• [Prompt]: All of the material below is to be restated word for word, apart from the pictures.

*-*-*

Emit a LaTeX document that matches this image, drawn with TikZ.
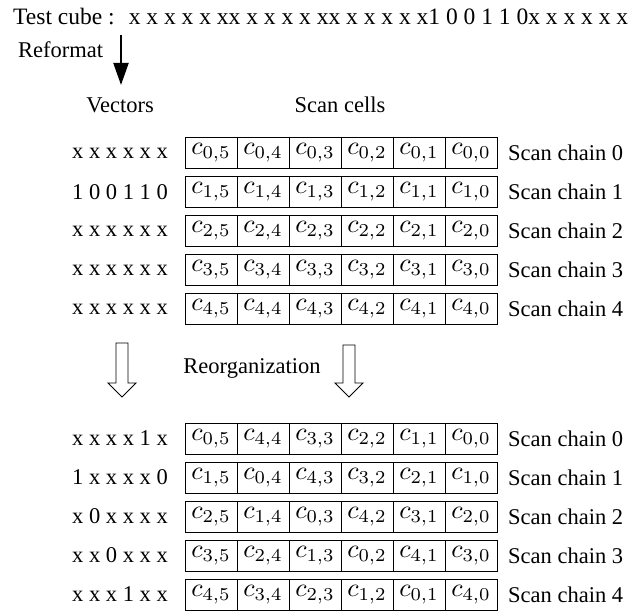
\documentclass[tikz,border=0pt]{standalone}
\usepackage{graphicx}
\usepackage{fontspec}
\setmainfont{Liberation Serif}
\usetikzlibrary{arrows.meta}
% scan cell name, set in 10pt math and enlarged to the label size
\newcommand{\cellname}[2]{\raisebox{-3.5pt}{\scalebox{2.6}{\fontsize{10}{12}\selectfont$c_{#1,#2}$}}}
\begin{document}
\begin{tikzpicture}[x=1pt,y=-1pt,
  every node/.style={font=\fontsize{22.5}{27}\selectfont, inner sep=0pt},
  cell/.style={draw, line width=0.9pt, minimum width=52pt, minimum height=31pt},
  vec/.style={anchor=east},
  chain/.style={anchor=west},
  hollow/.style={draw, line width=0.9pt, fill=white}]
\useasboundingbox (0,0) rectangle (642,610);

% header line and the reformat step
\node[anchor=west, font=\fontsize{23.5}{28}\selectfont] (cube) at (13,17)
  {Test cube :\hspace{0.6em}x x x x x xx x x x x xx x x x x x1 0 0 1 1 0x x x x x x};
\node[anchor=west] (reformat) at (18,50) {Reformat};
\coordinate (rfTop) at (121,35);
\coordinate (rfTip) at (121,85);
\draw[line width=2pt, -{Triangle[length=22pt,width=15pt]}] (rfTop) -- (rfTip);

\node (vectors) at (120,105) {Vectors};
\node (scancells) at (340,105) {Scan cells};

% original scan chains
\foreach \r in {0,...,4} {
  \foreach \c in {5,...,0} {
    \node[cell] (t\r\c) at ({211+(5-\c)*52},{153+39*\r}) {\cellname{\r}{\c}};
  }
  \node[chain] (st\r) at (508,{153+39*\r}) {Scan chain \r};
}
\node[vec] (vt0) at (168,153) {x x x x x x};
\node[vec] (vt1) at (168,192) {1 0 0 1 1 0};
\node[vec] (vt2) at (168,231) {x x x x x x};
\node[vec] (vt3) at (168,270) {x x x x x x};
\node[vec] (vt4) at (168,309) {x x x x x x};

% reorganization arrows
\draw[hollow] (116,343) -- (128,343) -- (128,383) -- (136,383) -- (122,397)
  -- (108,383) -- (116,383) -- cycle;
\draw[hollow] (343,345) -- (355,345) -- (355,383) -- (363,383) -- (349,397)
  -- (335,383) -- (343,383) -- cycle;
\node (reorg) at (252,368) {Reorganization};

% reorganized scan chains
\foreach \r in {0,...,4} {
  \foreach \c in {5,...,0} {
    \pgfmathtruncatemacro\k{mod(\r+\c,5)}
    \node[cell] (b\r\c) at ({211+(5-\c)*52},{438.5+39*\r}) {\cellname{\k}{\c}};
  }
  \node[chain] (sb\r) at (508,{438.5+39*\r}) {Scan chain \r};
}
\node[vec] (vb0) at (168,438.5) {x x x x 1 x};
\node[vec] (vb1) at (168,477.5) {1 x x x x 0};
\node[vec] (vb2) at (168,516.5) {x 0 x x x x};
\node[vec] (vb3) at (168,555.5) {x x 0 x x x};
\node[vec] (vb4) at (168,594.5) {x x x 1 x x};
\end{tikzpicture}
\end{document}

*-*-*

• [Correct result]:
Emit a LaTeX document that matches this image, drawn with TikZ.
\documentclass[tikz,border=0pt]{standalone}
\usepackage{graphicx}
\usepackage{fontspec}
\setmainfont{Liberation Serif}
\usetikzlibrary{arrows.meta}
% scan cell name, set in 10pt math and enlarged to the label size
\newcommand{\cellname}[2]{\raisebox{-3.5pt}{\scalebox{2.6}{\fontsize{10}{12}\selectfont$c_{#1,#2}$}}}
\begin{document}
\begin{tikzpicture}[x=1pt,y=-1pt,
  every node/.style={font=\fontsize{22.5}{27}\selectfont, inner sep=0pt},
  cell/.style={draw, line width=0.9pt, minimum width=52pt, minimum height=31pt},
  vec/.style={anchor=east},
  chain/.style={anchor=west},
  hollow/.style={draw, line width=0.9pt, fill=white}]
\useasboundingbox (0,0) rectangle (642,610);

% header line and the reformat step
\node[anchor=west, font=\fontsize{23.5}{28}\selectfont] (cube) at (13,17)
  {Test cube :\hspace{0.6em}x x x x x xx x x x x xx x x x x x1 0 0 1 1 0x x x x x x};
\node[anchor=west] (reformat) at (18,50) {Reformat};
\coordinate (rfTop) at (121,35);
\coordinate (rfTip) at (121,85);
\draw[line width=2pt, -{Triangle[length=22pt,width=15pt]}] (rfTop) -- (rfTip);

\node (vectors) at (120,105) {Vectors};
\node (scancells) at (340,105) {Scan cells};

% original scan chains
\foreach \r in {0,...,4} {
  \foreach \c in {5,...,0} {
    \node[cell] (t\r\c) at ({211+(5-\c)*52},{153+39*\r}) {\cellname{\r}{\c}};
  }
  \node[chain] (st\r) at (508,{153+39*\r}) {Scan chain \r};
}
\node[vec] (vt0) at (168,153) {x x x x x x};
\node[vec] (vt1) at (168,192) {1 0 0 1 1 0};
\node[vec] (vt2) at (168,231) {x x x x x x};
\node[vec] (vt3) at (168,270) {x x x x x x};
\node[vec] (vt4) at (168,309) {x x x x x x};

% reorganization arrows
\draw[hollow] (116,343) -- (128,343) -- (128,383) -- (136,383) -- (122,397)
  -- (108,383) -- (116,383) -- cycle;
\draw[hollow] (343,345) -- (355,345) -- (355,383) -- (363,383) -- (349,397)
  -- (335,383) -- (343,383) -- cycle;
\node (reorg) at (252,368) {Reorganization};

% reorganized scan chains
\foreach \r in {0,...,4} {
  \foreach \c in {5,...,0} {
    \pgfmathtruncatemacro\k{mod(\r+\c,5)}
    \node[cell] (b\r\c) at ({211+(5-\c)*52},{438.5+39*\r}) {\cellname{\k}{\c}};
  }
  \node[chain] (sb\r) at (508,{438.5+39*\r}) {Scan chain \r};
}
\node[vec] (vb0) at (168,438.5) {x x x x 1 x};
\node[vec] (vb1) at (168,477.5) {1 x x x x 0};
\node[vec] (vb2) at (168,516.5) {x 0 x x x x};
\node[vec] (vb3) at (168,555.5) {x x 0 x x x};
\node[vec] (vb4) at (168,594.5) {x x x 1 x x};
\end{tikzpicture}
\end{document}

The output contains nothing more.